Ça doit être mon passé de reporter de faits divers. Ça ne peut être que ça. Je ne vois rien d'autre. Sinon, pourquoi passerais-je des soirées entières à dévorer des histoires vraies - et glauques - de disciples orangés qui fomentent des assassinats ou d'anciennes camarades de classe de Baltimore qui traquent depuis 40 ans le meurtrier de leur enseignante adorée ?

Ce genre télévisuel qui suscite la dépendance, appellé « true crime », me fascine. C'est grave. De Making a Murderer à The Keepers, en passant par Wild Wild Country, je les ai tous dévorés le temps qu'une balle verte descende le tableau de Face au mur. Sans blague, c'est du crack télévisuel, tout ça. Une cure de désintox s'impose quasiment.

Le facteur « c'est arrivé près de chez vous » joue beaucoup dans notre obsession pour ces histoires réelles bourrées de revirements inattendus et d'individus louches. Votre voisin asocial qui passe ses après-midi dans une boutique La Source à farfouiller dans les fils et les batteries devient soudainement hyper suspect. Tout comme cette gentille dame qui vit seule avec ses trois chats, mais qui vient de se faire livrer un congélateur de type industriel. Allô, Anne Dupuis de Faits divers !

Ce n'est toutefois rien en comparaison avec la fascinante et épeurante Marjorie Diehl-Armstrong, au coeur de la dernière offrande criminalistique de Netflix, Evil Genius. Les sourcils rasés de Marjorie, sa voix de crécelle et son regard diabolique m'ont même fait faire des cauchemars.

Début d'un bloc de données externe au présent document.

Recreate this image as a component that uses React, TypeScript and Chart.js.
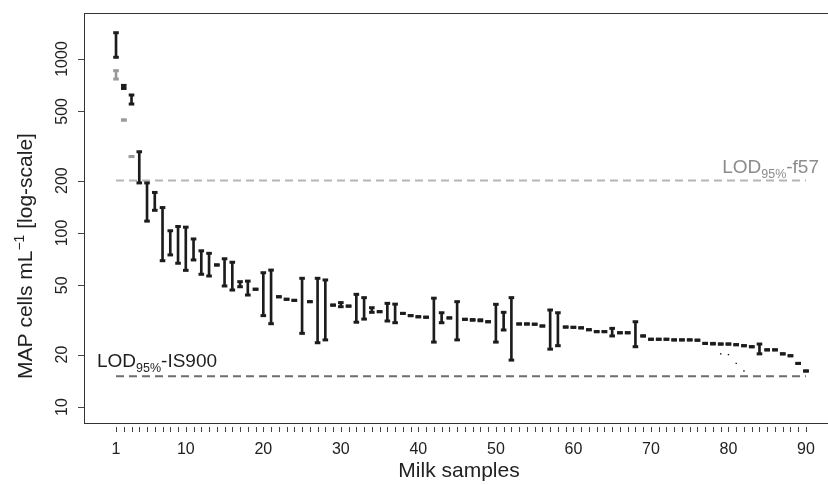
import React, { useEffect, useRef } from "react";
import { Chart, registerables } from "chart.js";
Chart.register(...registerables);

// ---- data ----
const samples = Array.from({ length: 90 }, (_, i) => i + 1);

const is900Hi = [
  1416, 705, 621, 293, 194, 171, 140, 103, 109, 108,
  92.4, 79, 76.4, 65.5, 71.1, 67.9, 52.5, 52.9, 47.5, 59.1,
  61.2, 43, 41.6, 41, 54.9, 40.3, 54.9, 53.7, 38.5, 39.8,
  38, 44.4, 42.5, 37.2, 35.3, 39.4, 39, 34.5, 33.5, 33,
  32.8, 42.2, 34.8, 32.5, 40.3, 31.9, 31.8, 31.7, 30.9, 38.9,
  35, 42.5, 30, 30, 29.9, 29.2, 36.1, 34.8, 28.8, 28.7,
  28.5, 27.8, 27.1, 27.1, 28.3, 26.7, 26.7, 30.9, 25.6, 24.5,
  24.5, 24.5, 24.3, 24.3, 24.3, 24.2, 23.2, 23.2, 23.0, 23.0,
  22.8, 22.5, 22.2, 23.0, 21.3, 21.3, 20.2, 19.7, 17.8, 16.1,
];
const is900Lo = [
  1023, 677, 551, 194, 117, 135, 69.3, 74.8, 67, 61,
  70, 57.9, 56.6, 65.5, 49.6, 47, 49.1, 44, 47.5, 33.5,
  30.1, 43, 41.6, 41, 26.5, 40.3, 23.4, 24.3, 38.5, 37.7,
  38, 30.7, 32, 35, 35.3, 31.2, 30.5, 34.5, 33.5, 33,
  32.8, 23.6, 30.5, 32.5, 24.3, 31.9, 31.5, 31.3, 30.9, 23.6,
  27.7, 18.6, 30, 30, 29.9, 29.2, 21.5, 22.5, 28.8, 28.7,
  28.5, 27.8, 27.1, 27.1, 25.6, 26.7, 26.7, 22.2, 25.6, 24.5,
  24.5, 24.5, 24.3, 24.3, 24.3, 24.2, 23.2, 23.0, 23.0, 23.0,
  22.8, 22.5, 22.2, 20.2, 21.3, 21.3, 20.2, 19.7, 17.8, 16.1,
];

const f57Samples = [1, 2, 3];
const f57Hi = [857, 446, 275];
const f57Lo = [767, 446, 275];

const dotSamples = [79, 80, 81, 82];
const dotValues = [20.2, 20.0, 17.8, 16.1];

const lodF57 = 200;
const lodIS900 = 15;

const xTickLabels = [1, 10, 20, 30, 40, 50, 60, 70, 80, 90];
const yTickValues = [10, 20, 50, 100, 200, 500, 1000];

const xTitle = "Milk samples";
const yTitleParts = ["MAP cells mL", "\u22121", " [log-scale]"];

// ---- style ----
const BLACK = "#1c1c1c";
const GRAY = "#9a9a9a";
const FONT = "'Liberation Sans', Arial, Helvetica, sans-serif";

const axesPlugin = {
  id: "rAxes",
  afterDraw(chart: any) {
    const ctx = chart.ctx as CanvasRenderingContext2D;
    const xs = chart.scales.x;
    const ys = chart.scales.y;
    const a = chart.chartArea;
    ctx.save();
    // box
    ctx.strokeStyle = "#333";
    ctx.lineWidth = 1;
    ctx.strokeRect(a.left + 0.5, a.top + 0.5, a.right - a.left + 10, a.bottom - a.top);

    // x ticks
    ctx.strokeStyle = "#444";
    ctx.beginPath();
    for (const s of samples) {
      const px = Math.round(xs.getPixelForValue(s)) + 0.5;
      ctx.moveTo(px, a.bottom + 4);
      ctx.lineTo(px, a.bottom + 9);
    }
    ctx.stroke();
    ctx.fillStyle = "#222";
    ctx.font = `16px ${FONT}`;
    ctx.textAlign = "center";
    ctx.textBaseline = "alphabetic";
    for (const t of xTickLabels) {
      ctx.fillText(String(t), xs.getPixelForValue(t), 454);
    }
    ctx.font = `21px ${FONT}`;
    ctx.fillText(xTitle, 459, 477);

    // y ticks
    ctx.beginPath();
    for (const v of yTickValues) {
      const py = Math.round(ys.getPixelForValue(v)) + 0.5;
      ctx.moveTo(a.left - 6, py);
      ctx.lineTo(a.left, py);
    }
    ctx.stroke();
    ctx.font = `16px ${FONT}`;
    for (const v of yTickValues) {
      const py = ys.getPixelForValue(v);
      ctx.save();
      ctx.translate(67, py);
      ctx.rotate(-Math.PI / 2);
      ctx.textAlign = "center";
      ctx.fillText(String(v), 0, 0);
      ctx.restore();
    }

    // y title with superscript
    const big = `21px ${FONT}`;
    const small = `14px ${FONT}`;
    ctx.font = big;
    const w0 = ctx.measureText(yTitleParts[0]).width;
    const w2 = ctx.measureText(yTitleParts[2]).width;
    ctx.font = small;
    const w1 = ctx.measureText(yTitleParts[1]).width;
    const total = w0 + w1 + w2;
    ctx.save();
    ctx.translate(32, 256);
    ctx.rotate(-Math.PI / 2);
    ctx.textAlign = "left";
    let cx = -total / 2;
    ctx.font = big;
    ctx.fillText(yTitleParts[0], cx, 0);
    cx += w0;
    ctx.font = small;
    ctx.fillText(yTitleParts[1], cx, -8);
    cx += w1;
    ctx.font = big;
    ctx.fillText(yTitleParts[2], cx, 0);
    ctx.restore();

    // LOD labels
    const drawLod = (suffix: string, x: number, y: number, color: string, alignRight: boolean) => {
      const m = `19px ${FONT}`;
      const sb = `12.5px ${FONT}`;
      ctx.font = m;
      const wa = ctx.measureText("LOD").width;
      const wc = ctx.measureText(suffix).width;
      ctx.font = sb;
      const wb = ctx.measureText("95%").width;
      let sx = alignRight ? x - (wa + wb + wc) : x;
      ctx.fillStyle = color;
      ctx.textAlign = "left";
      ctx.font = m;
      ctx.fillText("LOD", sx, y);
      sx += wa;
      ctx.font = sb;
      ctx.fillText("95%", sx, y + 5);
      sx += wb;
      ctx.font = m;
      ctx.fillText(suffix, sx, y);
    };
    drawLod("-f57", 819, 173, "#8c8c8c", true);
    drawLod("-IS900", 97, 367, "#1e1e1e", false);
    ctx.restore();
  },
};

export default function App() {
  const ref = useRef<HTMLCanvasElement>(null);
  useEffect(() => {
    document.body.style.margin = "0";
    const canvas = ref.current!;
    const capCommon = {
      type: "scatter" as const,
      pointStyle: "line" as const,
      pointRadius: 2.8,
      pointHoverRadius: 2.8,
      borderWidth: 3,
    };
    const chart = new Chart(canvas, {
      type: "bar",
      data: {
        datasets: [
          {
            ...capCommon,
            label: "IS900 upper",
            data: samples.map((x, i) => ({ x, y: is900Hi[i] })),
            borderColor: BLACK,
            backgroundColor: BLACK,
            order: 1,
          } as any,
          {
            ...capCommon,
            label: "IS900 lower",
            data: samples.map((x, i) => ({ x, y: is900Lo[i] })),
            borderColor: BLACK,
            backgroundColor: BLACK,
            order: 1,
          } as any,
          {
            ...capCommon,
            label: "f57 upper",
            data: f57Samples.map((x, i) => ({ x, y: f57Hi[i] })),
            borderColor: GRAY,
            backgroundColor: GRAY,
            order: 1,
          } as any,
          {
            ...capCommon,
            label: "f57 lower",
            data: f57Samples.map((x, i) => ({ x, y: f57Lo[i] })),
            borderColor: GRAY,
            backgroundColor: GRAY,
            order: 1,
          } as any,
          {
            type: "scatter",
            label: "single",
            data: dotSamples.map((x, i) => ({ x, y: dotValues[i] })),
            pointStyle: "rect",
            pointRadius: 1,
            borderWidth: 0,
            backgroundColor: BLACK,
            order: 1,
          } as any,
          {
            type: "bar",
            label: "IS900 range",
            data: samples.map((x, i) => ({ x, y: [is900Lo[i], is900Hi[i]] })),
            backgroundColor: BLACK,
            barThickness: 2,
            grouped: false,
            order: 3,
          } as any,
          {
            type: "bar",
            label: "f57 range",
            data: f57Samples.map((x, i) => ({ x, y: [f57Lo[i], f57Hi[i]] })),
            backgroundColor: GRAY,
            barThickness: 2,
            grouped: false,
            order: 3,
          } as any,
          {
            type: "line",
            label: "LOD f57",
            data: [
              { x: samples[0], y: lodF57 },
              { x: samples[samples.length - 1], y: lodF57 },
            ],
            borderColor: "#b5b5b5",
            borderWidth: 2,
            borderDash: [8, 5],
            pointRadius: 0,
            order: 5,
          } as any,
          {
            type: "line",
            label: "LOD IS900",
            data: [
              { x: samples[0], y: lodIS900 },
              { x: samples[samples.length - 1], y: lodIS900 },
            ],
            borderColor: "#6e6e6e",
            borderWidth: 2,
            borderDash: [8, 5],
            pointRadius: 0,
            order: 5,
          } as any,
        ],
      },
      options: {
        animation: false,
        responsive: false,
        devicePixelRatio: 1,
        events: [],
        layout: { autoPadding: false, padding: { left: 84, top: 13, right: 0, bottom: 62 } },
        plugins: { legend: { display: false }, tooltip: { enabled: false } },
        scales: {
          x: { type: "linear", display: false, min: -3.13, max: 92.84, offset: false },
          y: { type: "logarithmic", display: false, min: 8.09, max: 1838 },
        },
      },
      plugins: [axesPlugin],
    });
    return () => chart.destroy();
  }, []);
  return (
    <div style={{ width: 828, height: 485, background: "#fff" }}>
      <canvas ref={ref} width={828} height={485} style={{ display: "block", width: 828, height: 485 }} />
    </div>
  );
}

La série documentaire Evil Genius, offerte en français, ne compte que quatre épisodes d'une heure et s'engloutit en une soirée. Elle a été produite par les excellents frères Mark et Jay Duplass, les mêmes qui ont remis sur la carte le gourou Bhagwan et la méchante Sheela de Wild Wild Country.

Evil Genius démarre le 28 août 2003, dans la petite municipalité d'Erie, en Pennsylvanie. Un livreur de pizza sans histoire braque alors une banque en exigeant un quart de million en argent liquide. Banal, dites-vous ? Attendez. La suite se révèle extrêmement tordue.

Armé d'une canne-fusil - ce n'est pas une blague -, le voleur porte une bombe fixée autour de son cou à l'aide d'une menotte artisanale géante. Pour désamorcer l'engin et sauver sa peau, le braqueur devait se lancer dans une sadique chasse au trésor partout dans la ville, quasiment comme à Fort Boyard.

Malheureusement, la bombe détone devant un mur de caméras de télévision, tuant en direct celui qui l'avait toujours autour du cou. Mais qui a bien pu orchestrer un rituel aussi cruel ?

La police identifie rapidement plusieurs suspects, dont la mystérieuse Marjorie Diehl-Armstrong, une femme de 54 ans titulaire d'une maîtrise, mais qui souffre de graves troubles de santé mentale.

Naguère d'une beauté hypnotisante, Marjorie s'est transformée en manipulatrice de haut niveau capable de camoufler les meurtres de ses conjoints. Cette Marjorie vous fera douter de son implication - ou non - dans cette affaire pétée jusqu'à la dernière minute.

Autour d'elle gravitent des gens pas plus nets, encore plus bizarres. Il y a une prostituée junkie, un cadavre gelé, un accumulateur compulsif qui en pince pour Marjorie, un vendeur de dope sans scrupule et un deuxième livreur de pizza, qui finit lui aussi au cimetière. Réjean Tremblay aurait pondu ce scénario et on l'aurait accusé d'en fumer du bon.

Les liens unissant ces personnages sortis d'un film des frères Coen se tissent habilement sous nos yeux. Et tout n'est pas noir ou blanc dans le récit. La méchante Marjorie devient, par bouts, attachante. Honnêtement, on finit même par compatir avec cette horrible personne qui a vécu de gros traumatismes.

À travers le hold-up se faufilent des intrigues d'héritages familiaux, de tueurs à gages et de segments de prison à la Unité 9.

Ces nouveaux documentaires qui cartonnent sur Netflix sont bâtis exactement comme des séries de fiction. Un indice crucial est découvert à la fin d'un épisode ! Un témoin clé se manifeste avant le début de la prochaine heure !

Au-delà de son côté sensationnel, Evil Genius explore également les ravages de la maladie mentale et ses effets dévastateurs sur ceux qui en sont atteints. La descente aux enfers de Marjorie Diehl-Armstrong l'illustre parfaitement. De reine du bal, elle est passée à une anonyme du système carcéral.

Déclenchez le premier épisode d'Evil Genius et vous sautez dans des montagnes russes de quatre heures. Sans possibilité de descendre. Bouclez bien votre ceinture.